Polarization-Induced Beam Bending: Mathematical Model, Discretization, and Algorithm
This work provides a numerical tool for studying polarization-induced beam bending over long propagation distances, which is relevant for applications in nonlinear optics and beam manipulation.
The authors developed a conservative numerical scheme for a reduced hydrodynamic model of paraxial vector beam propagation, enabling long-distance simulations over tens of meters with millimeter resolution. The method reproduces the analytically predicted quadratic beam bending at short distances and reveals systematic deviations at longer ranges due to nonlinear phase accumulation and dispersive effects.

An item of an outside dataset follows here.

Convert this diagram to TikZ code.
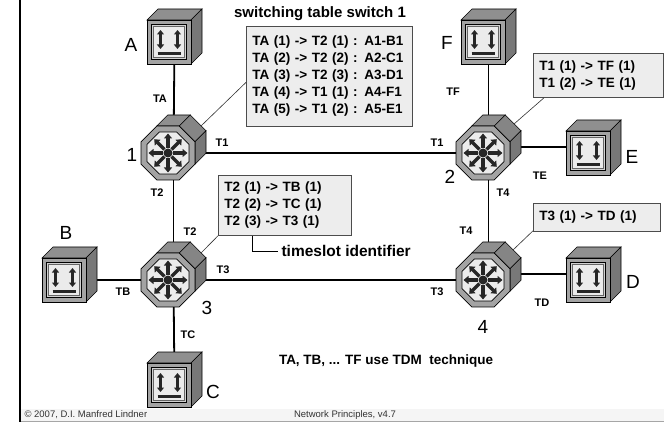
\documentclass[tikz,border=0pt]{standalone}
\usepackage{fontspec}
\setmainfont{Liberation Sans}
\usetikzlibrary{calc, arrows.meta, positioning}

\definecolor{facefront}{gray}{0.64}
\definecolor{facetop}{gray}{0.56}
\definecolor{faceside}{gray}{0.47}
\definecolor{screen}{gray}{0.92}
\definecolor{tablefill}{gray}{0.93}

\tikzset{
link/.style={line width=1.8pt}, % lines between switches and stations
pointer/.style={line width=0.6pt, black!80}, % thin lines from the tables
table/.style={draw=black!70, fill=tablefill, line width=0.8pt, anchor=north west,
              align=left, inner xsep=6pt, font=\bfseries\fontsize{13.5}{17}\selectfont},
port/.style={font=\bfseries\fontsize{11}{13}\selectfont}, % trunk names
devname/.style={font=\fontsize{19}{21}\selectfont}, % A..F, 1..4
dirarrow/.style={line width=3pt, black!85, {Triangle[width=7pt,length=4.5pt]}-{Triangle[width=7pt,length=4.5pt]}},
terminal/.pic={
    \filldraw[fill=facetop, line width=0.6pt] (-22,-22) -- (-11,-33) -- (33,-33) -- (22,-22) -- cycle;
    \filldraw[fill=faceside, line width=0.6pt] (22,-22) -- (33,-33) -- (33,11) -- (22,22) -- cycle;
    \filldraw[fill=facefront, line width=0.6pt] (-22,-22) rectangle (22,22);
    \filldraw[fill=black!18, line width=0.7pt] (-17.5,-17.5) rectangle (17.5,17.5);
    \filldraw[fill=screen, draw=black!60, line width=0.3pt] (-15.5,-15.5) rectangle (15.5,15.5);
    \draw[dirarrow] (-8.5,-12) -- (-8.5,7);
    \draw[dirarrow] (8.5,-12) -- (8.5,7);
    \draw[line width=3.5pt, black!85] (-11.5,11.5) -- (11.5,11.5);
},
switch/.pic={
    % visible faces of the extruded octagon
    \filldraw[fill=facetop, line width=0.6pt] (-11.2,-27) -- (11.2,-27) -- (22.2,-38) -- (-0.2,-38) -- cycle;
    \filldraw[fill=faceside!90, line width=0.6pt] (11.2,-27) -- (27,-11.2) -- (38,-22.2) -- (22.2,-38) -- cycle;
    \filldraw[fill=faceside, line width=0.6pt] (27,-11.2) -- (27,11.2) -- (38,0.2) -- (38,-22.2) -- cycle;
    \filldraw[fill=facefront, line width=0.6pt] (22.5:29.2)
        \foreach \a in {67.5,112.5,...,337.5} { -- (\a:29.2) } -- cycle;
    \filldraw[fill=screen, line width=0.6pt] (22.5:22.7)
        \foreach \a in {67.5,112.5,...,337.5} { -- (\a:22.7) } -- cycle;
    \foreach \a in {0,45,...,315}
        \draw[line width=3.2pt, black!85, -{Triangle[width=8pt,length=5pt]}] (\a:5) -- (\a:19.5);
    \fill[black!85] (0,0) circle (4.5);
},
}

\begin{document}
\begin{tikzpicture}[x=1pt, y=-1pt]
\useasboundingbox (0,0) rectangle (664,422);

% slide frame and footer
\fill[black!4] (21,409) rectangle (664,421);
\draw[black!35, line width=0.8pt] (21,421) -- (664,421);
\draw[line width=1.6pt] (20,0) -- (20,422);

% switches and stations
\node[coordinate] (s1) at (168,153) {};
\node[coordinate] (s2) at (483,153) {};
\node[coordinate] (s3) at (168,280) {};
\node[coordinate] (s4) at (483,280) {};
\node[coordinate] (tA) at (169,42) {};
\node[coordinate] (tF) at (483,42) {};
\node[coordinate] (tE) at (588,153) {};
\node[coordinate] (tB) at (64,280) {};
\node[coordinate] (tC) at (169,385) {};
\node[coordinate] (tD) at (588,280) {};

% trunks
\draw[link] ($(tA)+(5.5,0)$) -- ($(s1)+(5.5,0)$);
\draw[link] (s1) -- (s2);
\draw[link] ($(s1)+(5.5,0)$) -- ($(s3)+(5.5,0)$);
\draw[link] ($(tF)+(5.5,0)$) -- ($(s2)+(5.5,0)$);
\draw[link] ($(s2)+(0,-6)$) -- ($(tE)+(0,-6)$);
\draw[link] ($(s2)+(5.5,0)$) -- ($(s4)+(5.5,0)$);
\draw[link] (tB) -- (s3);
\draw[link] (s3) -- (s4);
\draw[link] ($(s3)+(5.5,0)$) -- ($(tC)+(5.5,0)$);
\draw[link] ($(s4)+(0,-6)$) -- ($(tD)+(0,-6)$);

\foreach \s in {s1,s2,s3,s4}
    \pic at (\s) {switch};
\foreach \t in {tA,tF,tE,tB,tC,tD}
    \pic at (\t) {terminal};

% names
\node[devname] (nA) at (131,45) {A};
\node[devname] (nF) at (447,43) {F};
\node[devname] (nE) at (632,157) {E};
\node[devname] (nB) at (66,233) {B};
\node[devname] (nC) at (213,392) {C};
\node[devname] (nD) at (633,282) {D};
\node[devname] (n1) at (132,155) {1};
\node[devname] (n2) at (450,177) {2};
\node[devname] (n3) at (207,308) {3};
\node[devname] (n4) at (483,327) {4};

% trunk labels
\node[port] (pTA) at (160,99) {TA};
\node[port] (pT1a) at (222,143) {T1};
\node[port] (pT2a) at (157,193) {T2};
\node[port] (pT1b) at (437,143) {T1};
\node[port] (pTF) at (453,92) {TF};
\node[port] (pTE) at (540,176) {TE};
\node[port] (pT4a) at (503,193) {T4};
\node[port] (pT2b) at (190,232) {T2};
\node[port] (pT3a) at (223,270) {T3};
\node[port] (pTB) at (123,292) {TB};
\node[port] (pTC) at (188,335) {TC};
\node[port] (pT4b) at (466,231) {T4};
\node[port] (pT3b) at (437,292) {T3};
\node[port] (pTD) at (542,303) {TD};

% switching tables
\node[font=\bfseries\fontsize{15}{18}\selectfont] (title) at (320,14) {switching table switch 1};
\node[table, text width=154pt, minimum height=100pt] (tab1) at (246,26)
    {TA (1) -> T2 (1) : A1-B1\\TA (2) -> T2 (2) : A2-C1\\TA (3) -> T2 (3) : A3-D1\\TA (4) -> T1 (1) : A4-F1\\TA (5) -> T1 (2) : A5-E1};
\node[table, text width=118pt, minimum height=44pt] (tab2) at (533,53)
    {T1 (1) -> TF (1)\\T1 (2) -> TE (1)};
\node[table, text width=121pt, minimum height=60pt] (tab3) at (218,175)
    {T2 (1) -> TB (1)\\T2 (2) -> TC (1)\\T2 (3) -> T3 (1)};
\node[table, text width=115pt, minimum height=28pt] (tab4) at (533,203)
    {T3 (1) -> TD (1)};

\draw[pointer] ([yshift=-6pt]tab1.west) -- ($(s1)+(33,-27)$);
\draw[pointer] ([xshift=11pt]tab2.south west) -- ($(s2)+(31,-29)$);
\draw[pointer] (tab3.south west) -- ($(s3)+(33,-27)$);
\draw[pointer] ([yshift=1pt]tab4.south west) -- ($(s4)+(30,-30)$);

\node[anchor=west, font=\bfseries\fontsize{15.5}{18}\selectfont] (slot) at (278,251) {timeslot identifier};
\draw[line width=0.8pt] ([xshift=34pt]tab3.south west) |- (slot.west);

\node[font=\bfseries\fontsize{13.5}{16}\selectfont] (note) at (386,361) {TA, TB, ... TF use TDM\ \ technique};

% footer
\node[anchor=west, black!80, font=\fontsize{9.5}{11}\selectfont] (copy) at (21,415) {\textcopyright{} 2007, D.I. Manfred Lindner};
\node[black!80, font=\fontsize{9.5}{11}\selectfont] (course) at (345,415) {Network Principles, v4.7};
\end{tikzpicture}
\end{document}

We study a reduced hydrodynamic formulation of paraxial vector beam propagation in which the beam intensity, optical phase, and spatially-dependent polarization are coupled through a nonlinear dispersive system. While prior analytical work derived a solution for the beam path valid for short propagation distances, a fully resolved numerical treatment of the model over long ranges has not previously been available. Here we present a conservative numerical scheme for the coupled system, combining a finite-volume discretization of the intensity equation with monotone Hamilton--Jacobi (H-J) solvers for the phase dynamics and upwind transport of polarization. The method preserves the nonnegativity of the intensity and remains stable under long-distance propagation. We perform large-scale simulations over propagation distances of tens of meters, while resolving millimeter-scale transverse structure. The numerical results reproduce the analytically predicted and experimentally observed quadratic beam bending at short distances and reveal systematic deviations beyond the asymptotic regime. These deviations arise from nonlinear phase accumulation and dispersive effects captured by the full model but are neglected in the short-distance approximation.